Scientists and engineers in the labour force
The number of people with Higher Education (HE) science and engineering qualifications in the population has shown an increase with 2.9m in 2006 (Table 3.1 2009), 3.3m in 2007 (Table 3.1 2010) and 4.2m in 2009 (Table 3.1 2011). Looking at levels of employment within this group, there has been a continued decrease from 88.1% in 2006, to 87.9% in 2007 and 85.4% in 2009. The effects of, and lead up to, the recession may offer an explanation for this trend.
Usefully, the SET Statistics separate out these figures for men and women. There has been an encouraging increase in the percentage of women with HE science and engineering qualifications with 38.5% in 2006, rising to 39.5% in 2007 and then 47.4% in 2008.
One section of the SET statistics looks at ‘Government funding of net R&D by socio-economic objectives’ (Table 2.4). While all other areas have seen their percentage share increase or hold steady, Government funding of Defence R&D has decreased from 23% in 2007-08, to 21% in 2008-9 and 18% in 2009-10. ‘General advancement of knowledge: R&D financed from other sources’ is the only other objective to see a decrease, in this case from 21% in 2007-08, to 20% in 2008-09 and 19% in 2009-10.
A related table shows the aggregate destination of total Government R&D expenditure (Table 2.5) where the total gross expenditure for Defence R&D drops from £2.2bn in 2007-08, to £2.1bn in 2008-09 and £1.8bn in 2009-10 in cash terms. This is contrast to a rise in Civil R&D total gross expenditure in cash terms from £7.1bn in 2007-08, to £7.4bn in 2008-09 and £8.0bn in 2009-10.
The bottom line
Since 2006-07, the net Government expenditure on R&D by department (in real terms) has seen a year on year increase to a total of £10.4bn in 2009-10 (Table 2.2). But, as previously mentioned, these figures don’t include the cuts taking place now. A recent CaSE report, ‘Public Funding of UK Science and Engineering: Putting Government Rhetoric to the Test’ questioned just how protected the Science Budget had been in the last Comprehensive Spending review and highlighted the importance of the UK investing in R&D in order to benefit fully from other countries’ R&D spending. Our key findings include:
- Current plans put the initial spend on the Research Base Budget at £5.7bn with an uneven decline over the spending review period to £5.4bn in 2014-15. And this doesn’t take into account this morning’s announcement that inflation will rise to 5.2%, further eroding its value.
- By 2014-15, £1.6bn less will have been spent than if investment was maintained at 2010-11 levels as defined by the current Government in SR10. If investment was maintained at 2010-11 levels as planned by the previous Government in CSR07, £1.7bn less would have been spent.

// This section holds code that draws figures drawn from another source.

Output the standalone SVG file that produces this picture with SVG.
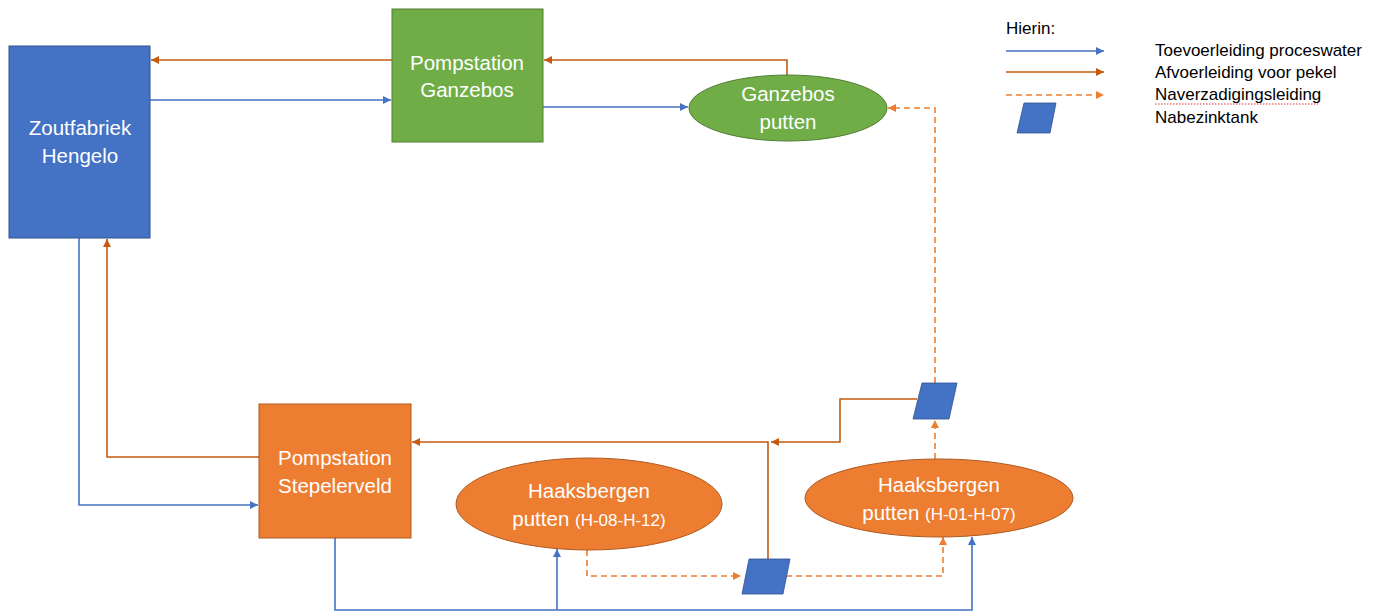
<svg xmlns="http://www.w3.org/2000/svg" width="1381" height="612" viewBox="0 0 1381 612">
<style>
.node text{font-family:"Liberation Sans",Arial,sans-serif;font-size:20.5px;fill:#fff;text-anchor:middle}
.leg{font-family:"Liberation Sans",Arial,sans-serif;font-size:17px;fill:#000}
.blue{fill:#4472C4;stroke:#2F528F;stroke-width:1}
.green{fill:#70AD47;stroke:#507E32;stroke-width:1}
.orange{fill:#ED7D31;stroke:#AE5A21;stroke-width:1}
.tank{fill:#4472C4;stroke:#2F528F;stroke-width:0.8}
.cb{fill:none;stroke:#4472C4;stroke-width:1.6;marker-end:url(#ab)}
.co{fill:none;stroke:#C55A11;stroke-width:1.6;marker-end:url(#ao)}
.cd{fill:none;stroke:#ED7D31;stroke-width:1.6;stroke-dasharray:6,4;marker-end:url(#ad)}
.nm{fill:none;stroke-width:1.6}
</style>
<defs>
<marker id="ab" markerUnits="userSpaceOnUse" markerWidth="9" markerHeight="8" refX="8" refY="4" orient="auto"><path d="M0,0 L8,4 L0,8 Z" fill="#4472C4"/></marker>
<marker id="ao" markerUnits="userSpaceOnUse" markerWidth="9" markerHeight="8" refX="8" refY="4" orient="auto"><path d="M0,0 L8,4 L0,8 Z" fill="#C55A11"/></marker>
<marker id="ad" markerUnits="userSpaceOnUse" markerWidth="9" markerHeight="8" refX="8" refY="4" orient="auto"><path d="M0,0 L8,4 L0,8 Z" fill="#ED7D31"/></marker>
</defs>
<rect width="1381" height="612" fill="#fff"/>

<g id="connectors">
<path class="co" d="M392,60 H151"/>
<path class="cb" d="M150,100 H391"/>
<path class="cb" d="M543,107 H688"/>
<path class="co" d="M787,75 V60 H544"/>
<path class="cd" d="M935,383 V108 H888"/>
<path class="co" d="M259,457 H107 V239"/>
<path class="cb" d="M79,238 V505 H258"/>
<path class="co" d="M917,399 H840 V442 H771"/>
<path class="co" d="M768,559 V442 H412"/>
<path class="cd" d="M935,459 V420"/>
<path class="cd" d="M587,550 V576 H741"/>
<path class="cd" d="M786,576 H943 V537"/>
<path class="cb" d="M335,538 V610 H972 V537"/>
<path class="cb" d="M557,610 V549"/>
</g>

<g id="zoutfabriek" class="node">
<rect class="blue" x="9" y="46" width="141" height="192"/>
<text x="80" y="135">Zoutfabriek</text>
<text x="80" y="163">Hengelo</text>
</g>

<g id="pompstation-ganzebos" class="node">
<rect class="green" x="392" y="9" width="151" height="133"/>
<text x="467" y="70">Pompstation</text>
<text x="467" y="97">Ganzebos</text>
</g>

<g id="ganzebos-putten" class="node">
<ellipse class="green" cx="788" cy="108" rx="99" ry="33"/>
<text x="788" y="101">Ganzebos</text>
<text x="788" y="129">putten</text>
</g>

<g id="pompstation-stepelerveld" class="node">
<rect class="orange" x="259" y="404" width="152" height="134"/>
<text x="335" y="465">Pompstation</text>
<text x="335" y="493">Stepelerveld</text>
</g>

<g id="haaksbergen-l" class="node">
<ellipse class="orange" cx="589" cy="504" rx="133" ry="46"/>
<text x="589" y="498">Haaksbergen</text>
<text x="589" y="526">putten <tspan font-size="17">(H-08-H-12)</tspan></text>
</g>

<g id="haaksbergen-r" class="node">
<ellipse class="orange" cx="939" cy="498" rx="134" ry="39"/>
<text x="939" y="492">Haaksbergen</text>
<text x="939" y="520">putten <tspan font-size="17">(H-01-H-07)</tspan></text>
</g>

<g id="tank-1">
<polygon class="tank" points="922,383 957,383 949,419 913,419"/>
</g>

<g id="tank-2">
<polygon class="tank" points="749,559 790,559 783,594 742,594"/>
</g>

<g id="legend">
<text class="leg" x="1006" y="34">Hierin:</text>
<path class="nm" stroke="#4472C4" d="M1006,51 H1104" marker-end="url(#ab)"/>
<path class="nm" stroke="#C55A11" d="M1006,72 H1104" marker-end="url(#ao)"/>
<path class="nm" stroke="#ED7D31" stroke-dasharray="6,4" d="M1006,95 H1104" marker-end="url(#ad)"/>
<polygon class="tank" points="1024,103 1056,103 1050,133 1017,133"/>
<text class="leg" x="1155" y="56">Toevoerleiding proceswater</text>
<text class="leg" x="1155" y="78">Afvoerleiding voor pekel</text>
<text class="leg" x="1155" y="100">Naverzadigingsleiding</text>
<path d="M1155,104 H1318" fill="none" stroke="#E03030" stroke-width="1" stroke-dasharray="1.5,1.5"/>
<text class="leg" x="1155" y="123">Nabezinktank</text>
</g>
</svg>
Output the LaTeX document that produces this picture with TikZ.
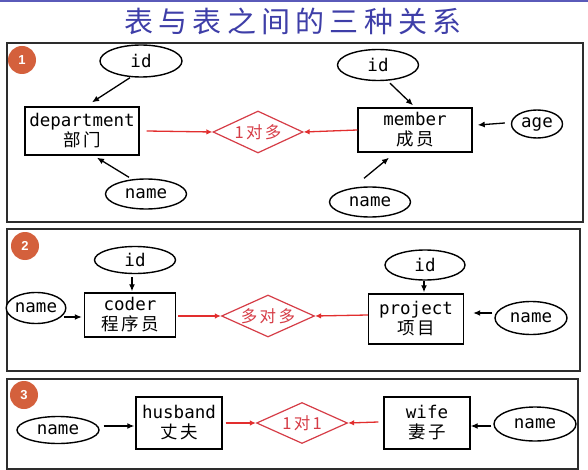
\documentclass[tikz,border=0pt]{standalone}
\usepackage{fontspec}
\setmonofont{DejaVu Sans Mono}
\newfontfamily\cjk[LetterSpace=14]{Noto Sans CJK SC}
\newfontfamily\titlefont[LetterSpace=18]{Noto Sans CJK SC}
\newfontfamily\badgefont{Liberation Sans}
\usetikzlibrary{shapes.geometric,arrows.meta}
\definecolor{ttl}{RGB}{62,62,168}
\definecolor{topbar}{RGB}{90,90,185}
\definecolor{badgec}{RGB}{212,96,60}
\definecolor{relc}{RGB}{214,60,70}
\definecolor{arrred}{RGB}{226,46,46}
\definecolor{panelc}{RGB}{45,45,45}
\tikzset{
  panel/.style={draw=panelc, line width=2pt},
  ent/.style={draw, line width=1.4pt, fill=white, inner sep=0pt, align=center,
    font=\fontsize{17.5}{20}\selectfont},
  attr/.style={draw, ellipse, line width=1.4pt, fill=white, inner sep=0pt,
    font=\fontsize{17.5}{19}\selectfont\ttfamily},
  rel/.style={draw=relc, diamond, line width=1.2pt, fill=white, inner sep=0pt,
    aspect=2.15, text=relc, font=\fontsize{16.5}{18}\selectfont\cjk},
  badge/.style={circle, fill=badgec, text=white, inner sep=0pt, minimum size=28pt,
    font=\fontsize{13}{14}\selectfont\badgefont\bfseries},
  arr/.style={-{Latex[length=7pt,width=6pt]}, line width=1.3pt},
  rarr/.style={-{Latex[length=6pt,width=5.5pt]}, line width=1.3pt, draw=arrred},
}
\begin{document}
\begin{tikzpicture}[x=1pt,y=-1pt]
\useasboundingbox (0,0) rectangle (588,470);
\fill[white] (0,0) rectangle (588,470);
\fill[topbar] (0,0) rectangle (588,2.5);
\node[text=ttl, font=\fontsize{29}{30}\selectfont\titlefont] (title) at (293,21) {表与表之间的三种关系};

% panels
\draw[panel] (7,43) rectangle (583,222);
\draw[panel] (7,229) rectangle (580,371);
\draw[panel] (7,379) rectangle (578,469);

\node[badge] (b1) at (22,60) {1};
\node[badge] (b2) at (25,246) {2};
\node[badge] (b3) at (24,395) {3};

% ---- panel 1
\node[ent, minimum width=114pt, minimum height=48pt] (dept) at (82,131) {{\ttfamily department}\\{\cjk 部门}};
\node[ent, minimum width=114pt, minimum height=44pt] (member) at (415,130) {{\ttfamily member}\\{\cjk 成员}};
\node[rel, minimum width=90pt, minimum height=42pt] (rel1) at (258,132) {1对多};
\node[attr, minimum width=82pt, minimum height=32pt] (id1) at (141,61) {id};
\node[attr, minimum width=81pt, minimum height=30pt] (name1) at (146,194) {name};
\node[attr, minimum width=81pt, minimum height=31pt] (idm) at (378,65) {id};
\node[attr, minimum width=51pt, minimum height=28pt] (age) at (537,124) {age};
\node[attr, minimum width=81pt, minimum height=30pt] (namem) at (370,202) {name};

\draw[arr] ([xshift=-11pt]id1.south) -- ([xshift=10pt,yshift=4pt]dept.north);
\draw[arr] ([xshift=-17pt,yshift=1pt]name1.north) -- ([xshift=15pt,yshift=-2pt]dept.south);
\draw[rarr] ([xshift=7pt]dept.east) -- (rel1.west);
\draw[rarr] (member.west) -- (rel1.east);
\draw[arr] ([xshift=12pt,yshift=-2pt]idm.south) -- ([xshift=-2pt,yshift=2pt]member.north);
\draw[arr] ([xshift=-6pt,yshift=1pt]age.west) -- ([xshift=5pt,yshift=5pt]member.east);
\draw[arr] ([xshift=-6pt,yshift=8pt]namem.north) -- ([xshift=-26pt,yshift=-5pt]member.south);

% ---- panel 2
\node[ent, minimum width=91pt, minimum height=44pt] (coder) at (130,315) {{\ttfamily coder}\\{\cjk 程序员}};
\node[ent, minimum width=95pt, minimum height=50pt] (project) at (416,319) {{\ttfamily project}\\{\cjk 项目}};
\node[rel, minimum width=93pt, minimum height=42pt] (rel2) at (268,316) {多对多};
\node[attr, minimum width=81pt, minimum height=27pt] (id2) at (135,260) {id};
\node[attr, minimum width=58pt, minimum height=31pt] (name2) at (36,308) {name};
\node[attr, minimum width=80pt, minimum height=30pt] (idp) at (425,265) {id};
\node[attr, minimum width=72pt, minimum height=33pt] (namep) at (531,318) {name};

\draw[arr] ([xshift=-3pt,yshift=-3pt]id2.south) -- ([xshift=2pt,yshift=1pt]coder.north);
\draw[arr] ([xshift=-3pt,yshift=-9pt]name2.east) -- ([xshift=-2pt,yshift=-2pt]coder.west);
\draw[rarr] ([xshift=2pt,yshift=-1pt]coder.east) -- (rel2.west);
\draw[rarr] ([yshift=4pt]project.west) -- (rel2.east);
\draw[arr] ([xshift=-1pt]idp.south) -- ([xshift=8pt,yshift=1pt]project.north);
\draw[arr] ([xshift=-2pt,yshift=5pt]namep.west) -- ([xshift=9pt,yshift=6pt]project.east);

% ---- panel 3
\node[ent, minimum width=86pt, minimum height=52pt] (husband) at (179,423) {{\ttfamily husband}\\{\cjk 丈夫}};
\node[ent, minimum width=86pt, minimum height=52pt] (wife) at (427,423) {{\ttfamily wife}\\{\cjk 妻子}};
\node[rel, minimum width=91pt, minimum height=41pt] (rel3) at (302,423) {1对1};
\node[attr, minimum width=82pt, minimum height=27pt] (name3) at (58,430) {name};
\node[attr, minimum width=82pt, minimum height=34pt] (namew) at (535,424) {name};

\draw[arr] ([xshift=4pt,yshift=4pt]name3.east) -- ([xshift=-1pt,yshift=-3pt]husband.west);
\draw[rarr] ([xshift=3pt]husband.east) -- (rel3.west);
\draw[rarr] ([xshift=-5pt,yshift=1pt]wife.west) -- (rel3.east);
\draw[arr] ([xshift=-2pt,yshift=-2pt]namew.west) -- ([yshift=-3pt]wife.east);
\end{tikzpicture}
\end{document}
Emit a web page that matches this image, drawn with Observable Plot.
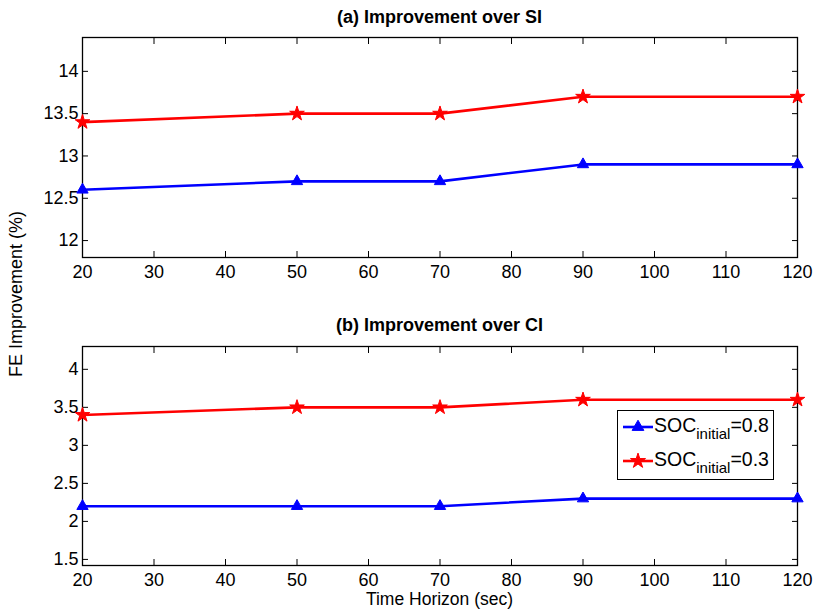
<!DOCTYPE html>
<html><head><meta charset="utf-8">
<script src="https://cdn.jsdelivr.net/npm/d3@7"></script>
<script src="https://cdn.jsdelivr.net/npm/@observablehq/plot@0.6"></script>
<style>
body{margin:0;background:#fff;}
#wrap{position:relative;width:814px;height:612px;font-family:"Liberation Sans",Arial,Helvetica,sans-serif;color:#000;overflow:hidden;}
.panel{position:absolute;left:0;}
.title{position:absolute;left:82px;width:715px;text-align:center;font-weight:bold;font-size:18px;line-height:22px;white-space:nowrap;}
.ylab{position:absolute;left:15.5px;top:293.5px;transform:translate(-50%,-50%) rotate(-90deg);font-size:18px;line-height:22px;white-space:nowrap;}
.xlab{position:absolute;left:82px;width:715px;top:591px;text-align:center;font-size:17.5px;line-height:17px;white-space:nowrap;}
.legend{position:absolute;left:617px;top:410px;width:155px;height:68px;border:1px solid #000;background:#fff;}
.legend svg{position:absolute;left:5px;}
.legend .txt{position:absolute;left:36px;font-size:19.5px;line-height:20px;white-space:nowrap;}
.legend sub{font-size:15px;vertical-align:-7px;line-height:0;}
</style></head><body><div id="wrap"></div>
<script>
const horizon = [20, 50, 70, 90, 120];
const siSoc08 = [12.6, 12.7, 12.7, 12.9, 12.9];
const siSoc03 = [13.4, 13.5, 13.5, 13.7, 13.7];
const ciSoc08 = [2.2, 2.2, 2.2, 2.3, 2.3];
const ciSoc03 = [3.4, 3.5, 3.5, 3.6, 3.6];
const xTicks = [20, 30, 40, 50, 60, 70, 80, 90, 100, 110, 120];
const siTicks = [12, 12.5, 13, 13.5, 14];
const ciTicks = [1.5, 2, 2.5, 3, 3.5, 4];
const siDomain = [11.8, 14.4];
const ciDomain = [1.42, 4.3];
const titles = ["(a) Improvement over SI", "(b) Improvement over CI"];
const yLabel = "FE Improvement (%)";
const xLabel = "Time Horizon (sec)";
const seriesBase = "SOC";
const seriesSub = "initial";
const seriesValues = ["=0.8", "=0.3"];
const colors = ["#0000ff", "#ff0000"];
const symbols = ["triangle", "star"];

function rows(vals) { return horizon.map((x, i) => ({x, y: vals[i]})); }

function panel(yDomain, yTicks, s08, s03, mt, mb, h) {
  const fmt = d => String(d);
  const blank = () => "";
  const d08 = rows(s08), d03 = rows(s03);
  return Plot.plot({
    width: 814, height: h,
    marginTop: mt, marginBottom: mb, marginLeft: 82, marginRight: 17,
    style: {fontSize: "18px", fontFamily: "'Liberation Sans', Arial, sans-serif", color: "#000", background: "#fff", overflow: "visible"},
    x: {domain: [20, 120], label: null},
    y: {domain: yDomain, label: null},
    marks: [
      Plot.axisX(xTicks, {anchor: "bottom", tickSize: 0, tickPadding: 8, tickFormat: fmt, label: null, fontSize: 18}),
      Plot.axisY(yTicks, {anchor: "left", tickSize: 0, tickPadding: 4, tickFormat: fmt, label: null, fontSize: 18}),
      Plot.axisX(xTicks, {anchor: "bottom", tickSize: -6, tickFormat: blank, label: null}),
      Plot.axisX(xTicks, {anchor: "top", tickSize: -6, tickFormat: blank, label: null}),
      Plot.axisY(yTicks, {anchor: "left", tickSize: -6, tickFormat: blank, label: null}),
      Plot.axisY(yTicks, {anchor: "right", tickSize: -6, tickFormat: blank, label: null}),
      Plot.frame({stroke: "#000", strokeWidth: 1.3}),
      Plot.line(d08, {x: "x", y: "y", stroke: colors[0], strokeWidth: 2.6}),
      Plot.line(d03, {x: "x", y: "y", stroke: colors[1], strokeWidth: 2.6}),
      Plot.dot(d08, {x: "x", y: "y", symbol: symbols[0], r: 4.2, fill: colors[0], stroke: colors[0], strokeWidth: 1}),
      Plot.dot(d03, {x: "x", y: "y", symbol: symbols[1], r: 4.6, fill: colors[1], stroke: colors[1], strokeWidth: 1})
    ]
  });
}

const wrap = document.getElementById("wrap");
const p1 = panel(siDomain, siTicks, siSoc08, siSoc03, 37, 33, 290);
p1.classList.add("panel"); p1.style.top = "0px";
wrap.appendChild(p1);
const p2 = panel(ciDomain, ciTicks, ciSoc08, ciSoc03, 46, 35, 300);
p2.classList.add("panel"); p2.style.top = "300px";
wrap.appendChild(p2);

[[titles[0], 5.5], [titles[1], 314]].forEach(([t, top]) => {
  const d = document.createElement("div");
  d.className = "title"; d.style.top = top + "px"; d.textContent = t;
  wrap.appendChild(d);
});
const yl = document.createElement("div"); yl.className = "ylab"; yl.textContent = yLabel; wrap.appendChild(yl);
const xl = document.createElement("div"); xl.className = "xlab"; xl.textContent = xLabel; wrap.appendChild(xl);

const lg = document.createElement("div"); lg.className = "legend"; wrap.appendChild(lg);
const sym = [d3.symbolTriangle, d3.symbolStar];
[0, 1].forEach(i => {
  const path = d3.symbol(sym[i], i === 0 ? 60 : 70)();
  const s = document.createElementNS("http://www.w3.org/2000/svg", "svg");
  s.setAttribute("width", 30); s.setAttribute("height", 20);
  s.style.top = (i === 0 ? 5.7 : 40) + "px";
  s.innerHTML = `<line x1="0" x2="30" y1="10" y2="10" stroke="${colors[i]}" stroke-width="2.6"/><path d="${path}" transform="translate(15,10)" fill="${colors[i]}" stroke="${colors[i]}"/>`;
  lg.appendChild(s);
  const t = document.createElement("div"); t.className = "txt";
  t.style.top = (i === 0 ? 4 : 37.5) + "px";
  t.innerHTML = `${seriesBase}<sub>${seriesSub}</sub>${seriesValues[i]}`;
  lg.appendChild(t);
});
</script>
</body></html>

- The science budget is frozen at £4.6bn as defined in SR10 (excludes capital, but includes HEFCE research spending). However, if the CSR07 definition of the science had been retained there would have been an immediate fall of £200m from £4.1bn to £3.9bn, and £2.3bn less spent through this funding by the end of 2014-15.
Bearing this in mind, we await the SET Statistics in 2012 with great interest.